Spinal cord injuries (SCI) are frequently accompanied by additional tissue damage (polytrauma) that
activates pain (nociceptive) fibers. If this nociceptive input drives neurons within the spinal cord at, or below,
the site of injury, it can over-excite neurons, enhance cell death, and undermine long-term recovery. The
expansion of tissue loss (secondary injury) has been related to a disruption in the blood spinal cord barrier
(BSCB). Preliminary data show that nociceptive stimulation increases the expression of Sur1-Trpm4, a channel
found on the endothelial cells that form the BSCB. Engaging this channel allows excessive sodium to enter the
cell, inducing oncotic cell death, and a breakdown (capillary fragmentation) of the BSCB. This phenomenon is
known as progressive hemorrhage necrosis (PHN). At the same time, there is a rise in blood pressure
(hypertension) that fuels a surge of blood (hemorrhage) into the spinal cord, triggering further cell death.
Aim 1 will explore the circumstances under which nociceptive stimulation triggers PHN. It is hypothesized
that greater PHN will be observed soon after a light to moderate injury, that the effect will be observed in both
male and female rats, and that the effect of nociceptive stimulation is regulated by learning (controllability). The
experiments will use cellular assays (Western blotting) and immunohistochemistry to explore how these
variables influence the development of hemorrhage and the cell types affected. To explore the link to
hypertension, blood pressure and heart rate will also be monitored.
Aim 2 will examine the role of unmyelinated pain (C) fibers that contain the TRPV1 receptor, which is
engaged by capsaicin. The experiments will test whether these fibers are necessary and sufficient to induce
PHN after SCI and the role of the neurotransmitter substance P. These issues will be addressed by chemically
lesioning these fibers, activating them using capsaicin, and microinjecting substance P into the spinal cord.

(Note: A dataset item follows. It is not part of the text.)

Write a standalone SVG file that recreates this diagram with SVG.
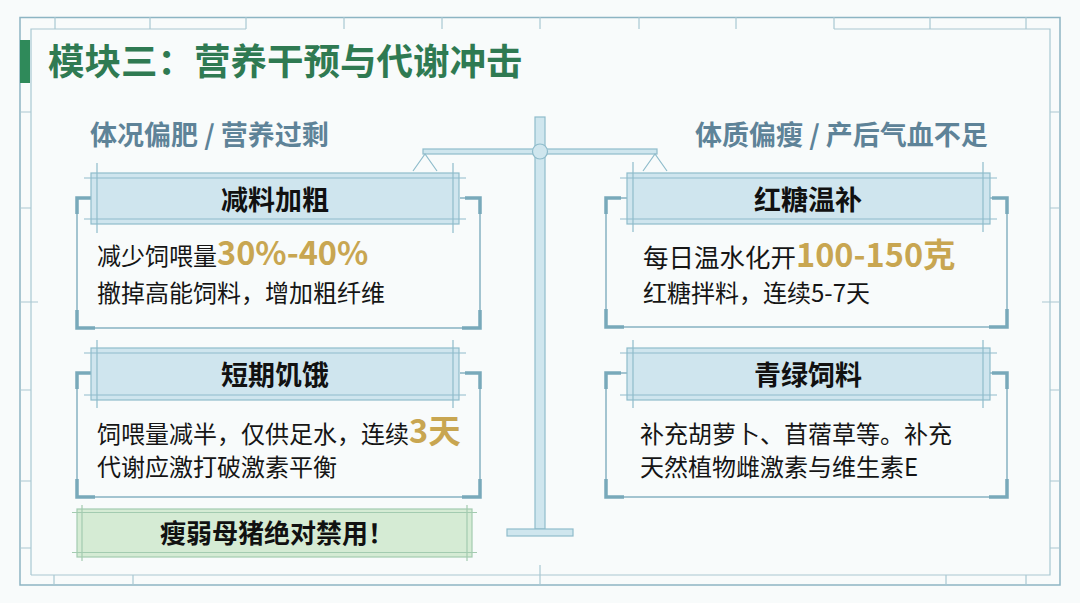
<svg xmlns="http://www.w3.org/2000/svg" width="1080" height="603" viewBox="0 0 1080 603">
<style>
.frame{fill:none;stroke:#8db5c3;stroke-width:1.5}
.frame2{fill:none;stroke:#a9c8d2;stroke-width:1.2}
.hdr{fill:#cfe5ee;stroke:#8fbccb;stroke-width:1.2}
.hl{stroke:#8fbccb;stroke-width:1.2;fill:none}
.br{fill:none;stroke:#86b3c2;stroke-width:1.5}
.brc{fill:none;stroke:#78a9ba;stroke-width:3.5}
.gr{fill:#d5ebd4;stroke:#a3cbb0;stroke-width:1.2}
.grl{stroke:#a3cbb0;stroke-width:1.2;fill:none}
text{font-family:"Noto Sans CJK SC","Noto Sans",sans-serif}
.title{font-size:36.5px;font-weight:700;fill:#2f7a52}
.sub{font-size:27px;font-weight:700;fill:#5e8398}
.ht{font-size:27px;font-weight:700;fill:#111;text-anchor:middle}
.bt{font-size:24px;fill:#151515}
.gold{font-size:32.5px;font-weight:700;fill:#c8a651}
.scale{fill:#cfe6ee;stroke:#8fbccb;stroke-width:1.2}
</style>
<rect width="1080" height="603" fill="#f8fbfb"/>
<g id="frame">
<path class="frame" d="M20,17.5 H1060 V585 H20 Z"/>
<path class="frame2" d="M31,575 V29 H246 M834,29 H1050 V575 H31"/>
<path class="frame2" d="M55,17 V29 M150,17 V29 M246,17 V29 M344,17 V29 M442,17 V29 M540,17 V29 M639,17 V29 M736,17 V29 M834,17 V29 M930,17 V29 M1026,17 V29"/>
<path class="frame2" d="M20,112 H31 M20,208 H31 M20,302 H38 M20,390 H31 M20,481 H31 M20,548 H31"/>
<path class="frame2" d="M1050,112 H1060 M1050,208 H1060 M1042,302 H1060 M1050,390 H1060 M1050,481 H1060 M1050,548 H1060"/>
<path class="frame2" d="M54,575 V585 M133,575 V585 M540,565 V585 M946,575 V585 M1026,575 V585"/>
<rect x="20" y="40" width="10" height="43" fill="#2f8a5a"/>
</g>
<g id="title">
<text class="title" x="48" y="75">模块三：营养干预与代谢冲击</text>
</g>
<g id="subtitle-left">
<text class="sub" x="90" y="145">体况偏肥 / 营养过剩</text>
</g>
<g id="subtitle-right">
<text class="sub" x="695" y="145">体质偏瘦 / 产后气血不足</text>
</g>
<g id="balance">
<rect class="scale" x="535" y="117" width="10" height="412"/>
<rect class="scale" x="507" y="529" width="66" height="7"/>
<rect class="scale" x="423" y="149" width="234" height="5"/>
<circle class="scale" cx="540" cy="151.5" r="7.5"/>
<path class="hl" d="M413,171 L425,154 L437,171 M643,171 L655,154 L667,171"/>
</g>
<g id="card-left-1">
<path class="br" d="M92,198 H77 V328 H480 V198 H460"/>
<path class="brc" d="M92,198 H77 V214 M465,198 H480 V214 M77,310 V328 H95 M480,310 V328 H462"/>
<rect class="hdr" x="91" y="173" width="368" height="51"/>
<path class="hl" d="M84,178 H466 M84,219 H466 M97,163 V233 M453,163 V233"/>
<text class="ht" x="275" y="210">减料加粗</text>
<text class="bt" x="97" y="265">减少饲喂量<tspan class="gold">30%-40%</tspan></text>
<text class="bt" x="97" y="302">撤掉高能饲料，增加粗纤维</text>
</g>
<g id="card-left-2">
<path class="br" d="M92,373 H77 V497 H480 V373 H460"/>
<path class="brc" d="M92,373 H77 V389 M465,373 H480 V389 M77,479 V497 H95 M480,479 V497 H462"/>
<rect class="hdr" x="91" y="348" width="368" height="52"/>
<path class="hl" d="M84,353 H466 M84,395 H466 M97,340 V408 M453,340 V408"/>
<text class="ht" x="275" y="385">短期饥饿</text>
<text class="bt" x="97" y="443">饲喂量减半，仅供足水，连续<tspan class="gold">3天</tspan></text>
<text class="bt" x="97" y="476">代谢应激打破激素平衡</text>
</g>
<g id="warning">
<rect class="gr" x="77" y="509" width="395" height="48"/>
<path class="grl" d="M72,512.5 H477 M72,552.5 H477 M82,505 V561 M467,505 V561"/>
<text class="ht" x="277" y="543" style="font-size:26px">瘦弱母猪绝对禁用！</text>
</g>
<g id="card-right-1">
<path class="br" d="M627,198 H606 V327 H1007 V198 H990"/>
<path class="brc" d="M621,198 H606 V214 M992,198 H1007 V214 M606,309 V327 H624 M1007,309 V327 H989"/>
<rect class="hdr" x="627" y="173" width="363" height="51"/>
<path class="hl" d="M620,178 H997 M620,219 H997 M633,162 V232 M983,162 V232"/>
<text class="ht" x="808" y="210">红糖温补</text>
<text class="bt" x="643" y="267" style="font-size:25.5px">每日温水化开<tspan class="gold">100-150克</tspan></text>
<text class="bt" x="643" y="302">红糖拌料，连续5-7天</text>
</g>
<g id="card-right-2">
<path class="br" d="M627,373 H606 V497 H1007 V373 H990"/>
<path class="brc" d="M621,373 H606 V389 M992,373 H1007 V389 M606,479 V497 H624 M1007,479 V497 H989"/>
<rect class="hdr" x="627" y="348" width="363" height="52"/>
<path class="hl" d="M620,353 H997 M620,395 H997 M633,340 V408 M983,340 V408"/>
<text class="ht" x="808" y="385">青绿饲料</text>
<text class="bt" x="640" y="443">补充胡萝卜、苜蓿草等。补充</text>
<text class="bt" x="640" y="476">天然植物雌激素与维生素E</text>
</g>
<g id="connectors"/>
</svg>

Aim 3 will explore how nociceptive input triggers Sur1-Trpm4 expression. It is proposed that blocking this
channel will attenuate nociception-induced PHN and thereby enhance tissue sparing and long-term recovery.
Aim 4 evaluates how changes in blood pressure influence the development of hemorrhage. Preliminary
data show that a rostral spinal cord transection blocks nociception-induced hypertension in contused rats.
Using this experimental manipulation, the proposed experiments will evaluate how nociceptive input affects the
integrity of the BSCB and the effect of hypertension. The latter will be manipulated using drug treatments that
induce, or block, this effect. It is suggested that pharmacologically blocking the rise in blood pressure will
attenuate nociception-induced hemorrhage and its adverse effect on long-term recovery.
The long-term goal of this work is to reduce the development of secondary injury after SCI and thereby
foster long-term recovery. It is proposed that blocking the breakdown of the BSCB or nociception-induced
hypertension will reduce secondary injury and promote recovery.